Pictou County’s three MLAs say it is time the Liberal government gave local municipal leaders some direction on how to proceed to the next step.
“The biggest concern is that there is no study and no plan in place,” said Pictou West MLA Karla MacFarlane. “Pictou County resident can’t move forward and there is nothing from the Liberal government on how to move forward. Families can’t afford to do nothing.”
Pictou East MLA Tim Houston said the Tory government has stated in the past that this province is over-governed, but each area of Nova Scotia must be looked at for its differences. He said a governance study would be the first step in pointing out the county’s strengths and weaknesses, but instead the minister has thrown up his hands and has told the municipal units to come up with their own solutions.
“The job of the government is to listen to the communities and to understand their concerns,” he said. “It needs to try to find direction and provide leadership.
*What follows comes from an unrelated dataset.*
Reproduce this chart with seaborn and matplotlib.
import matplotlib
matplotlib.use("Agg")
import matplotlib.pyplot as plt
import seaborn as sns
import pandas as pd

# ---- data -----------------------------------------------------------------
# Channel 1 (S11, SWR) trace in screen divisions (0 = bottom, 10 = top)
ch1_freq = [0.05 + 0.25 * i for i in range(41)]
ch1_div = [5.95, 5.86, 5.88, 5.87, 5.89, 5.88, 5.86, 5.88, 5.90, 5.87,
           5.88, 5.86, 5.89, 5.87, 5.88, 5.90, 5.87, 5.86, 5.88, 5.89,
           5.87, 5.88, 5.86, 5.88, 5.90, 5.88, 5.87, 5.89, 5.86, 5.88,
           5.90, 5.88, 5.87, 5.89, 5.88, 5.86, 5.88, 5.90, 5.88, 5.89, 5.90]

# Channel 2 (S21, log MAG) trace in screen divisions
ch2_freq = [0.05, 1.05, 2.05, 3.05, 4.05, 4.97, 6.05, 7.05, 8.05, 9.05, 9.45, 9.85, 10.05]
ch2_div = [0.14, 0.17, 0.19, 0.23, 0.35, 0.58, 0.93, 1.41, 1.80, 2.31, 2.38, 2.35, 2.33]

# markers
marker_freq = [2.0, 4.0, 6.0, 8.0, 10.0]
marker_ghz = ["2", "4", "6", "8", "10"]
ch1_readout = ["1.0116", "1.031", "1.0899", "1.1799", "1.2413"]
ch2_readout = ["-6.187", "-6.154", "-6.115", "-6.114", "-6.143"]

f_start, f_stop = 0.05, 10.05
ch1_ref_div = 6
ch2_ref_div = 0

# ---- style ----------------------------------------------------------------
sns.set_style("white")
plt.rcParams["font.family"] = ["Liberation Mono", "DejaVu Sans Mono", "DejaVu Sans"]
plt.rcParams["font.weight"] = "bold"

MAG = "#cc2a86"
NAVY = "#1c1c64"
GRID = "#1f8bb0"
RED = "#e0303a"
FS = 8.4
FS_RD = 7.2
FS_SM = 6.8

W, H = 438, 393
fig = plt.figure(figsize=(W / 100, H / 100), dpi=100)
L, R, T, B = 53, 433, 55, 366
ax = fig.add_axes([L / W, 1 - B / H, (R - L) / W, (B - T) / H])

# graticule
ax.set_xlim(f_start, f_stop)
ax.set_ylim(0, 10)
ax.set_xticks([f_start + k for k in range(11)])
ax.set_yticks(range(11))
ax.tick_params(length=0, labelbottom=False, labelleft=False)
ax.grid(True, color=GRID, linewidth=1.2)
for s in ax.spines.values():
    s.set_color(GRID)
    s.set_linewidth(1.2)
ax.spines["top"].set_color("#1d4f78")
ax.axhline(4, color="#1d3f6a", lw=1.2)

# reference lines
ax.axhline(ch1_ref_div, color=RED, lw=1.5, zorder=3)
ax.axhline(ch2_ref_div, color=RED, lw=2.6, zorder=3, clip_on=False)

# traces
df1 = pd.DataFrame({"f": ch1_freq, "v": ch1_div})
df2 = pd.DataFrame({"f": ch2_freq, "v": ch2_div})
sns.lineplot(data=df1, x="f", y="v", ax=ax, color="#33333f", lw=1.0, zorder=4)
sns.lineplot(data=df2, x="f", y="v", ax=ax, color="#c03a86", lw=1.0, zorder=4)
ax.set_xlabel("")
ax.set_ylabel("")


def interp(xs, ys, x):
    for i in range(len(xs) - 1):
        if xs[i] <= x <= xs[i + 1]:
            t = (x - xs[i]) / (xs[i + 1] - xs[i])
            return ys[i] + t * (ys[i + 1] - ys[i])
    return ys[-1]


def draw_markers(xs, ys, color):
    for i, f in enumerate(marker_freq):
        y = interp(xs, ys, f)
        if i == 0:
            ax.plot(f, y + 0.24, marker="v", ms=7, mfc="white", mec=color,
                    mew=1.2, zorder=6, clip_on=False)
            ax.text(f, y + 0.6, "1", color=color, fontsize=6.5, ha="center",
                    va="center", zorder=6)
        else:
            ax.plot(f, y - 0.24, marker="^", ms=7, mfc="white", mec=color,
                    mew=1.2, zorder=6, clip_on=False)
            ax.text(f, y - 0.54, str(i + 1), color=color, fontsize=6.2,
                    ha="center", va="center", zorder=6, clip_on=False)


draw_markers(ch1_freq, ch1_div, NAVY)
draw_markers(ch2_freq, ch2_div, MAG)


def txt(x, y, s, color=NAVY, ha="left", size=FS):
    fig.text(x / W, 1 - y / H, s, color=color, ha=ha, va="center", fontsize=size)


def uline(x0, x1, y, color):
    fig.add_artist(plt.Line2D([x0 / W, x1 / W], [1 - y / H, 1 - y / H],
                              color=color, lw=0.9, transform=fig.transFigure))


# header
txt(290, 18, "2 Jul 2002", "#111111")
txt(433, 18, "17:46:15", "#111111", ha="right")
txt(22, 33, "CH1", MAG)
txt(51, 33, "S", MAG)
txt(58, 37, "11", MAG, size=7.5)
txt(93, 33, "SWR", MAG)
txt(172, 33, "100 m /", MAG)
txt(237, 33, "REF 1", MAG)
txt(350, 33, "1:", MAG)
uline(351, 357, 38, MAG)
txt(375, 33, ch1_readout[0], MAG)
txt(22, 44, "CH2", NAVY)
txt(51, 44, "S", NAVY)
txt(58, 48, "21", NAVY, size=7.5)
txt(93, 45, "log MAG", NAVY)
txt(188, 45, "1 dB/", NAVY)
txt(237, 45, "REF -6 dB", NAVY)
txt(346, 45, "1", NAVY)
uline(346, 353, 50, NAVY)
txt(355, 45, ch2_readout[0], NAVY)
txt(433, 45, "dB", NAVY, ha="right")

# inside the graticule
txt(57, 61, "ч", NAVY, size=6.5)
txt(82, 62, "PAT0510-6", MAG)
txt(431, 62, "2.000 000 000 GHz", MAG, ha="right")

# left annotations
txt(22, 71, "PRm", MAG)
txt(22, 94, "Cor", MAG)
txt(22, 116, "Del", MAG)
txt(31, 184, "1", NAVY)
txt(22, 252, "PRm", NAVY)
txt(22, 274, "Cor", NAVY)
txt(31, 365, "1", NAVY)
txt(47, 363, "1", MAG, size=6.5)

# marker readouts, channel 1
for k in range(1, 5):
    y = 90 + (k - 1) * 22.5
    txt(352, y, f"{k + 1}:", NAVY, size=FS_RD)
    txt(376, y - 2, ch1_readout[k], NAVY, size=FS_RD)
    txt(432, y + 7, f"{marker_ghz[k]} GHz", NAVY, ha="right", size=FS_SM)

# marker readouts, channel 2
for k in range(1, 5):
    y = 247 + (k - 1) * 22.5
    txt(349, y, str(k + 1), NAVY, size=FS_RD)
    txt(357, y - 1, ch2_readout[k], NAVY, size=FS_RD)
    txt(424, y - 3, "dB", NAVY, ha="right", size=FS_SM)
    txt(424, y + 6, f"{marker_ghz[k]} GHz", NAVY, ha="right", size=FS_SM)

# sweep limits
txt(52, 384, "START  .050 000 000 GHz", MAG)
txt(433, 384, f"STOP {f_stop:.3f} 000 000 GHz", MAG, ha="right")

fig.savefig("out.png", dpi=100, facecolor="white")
It is a lack of leadership to walk away and say that you are on your own.”
Pictou Centre MLA Pat Dunn said he would like to see the provincial government soon approach the six municipal units in the county with its own plan that will help them get back on track to good governance.
“The first step is for the Liberal government to step forward, go back to the table and forge ahead,” he said.
All three MLAs said they would continue to press the Liberal government as to what its next step will be on the issue and where the municipal units should go from here.
MacFarlane said it is also time to take the issue to the people and ask them what they want to see from their government leaders.
“Maybe it’s time to focus on the constituents and a meeting so they can voice their concerns,” she said. “At least they will feel they are part of it and what the result might be.”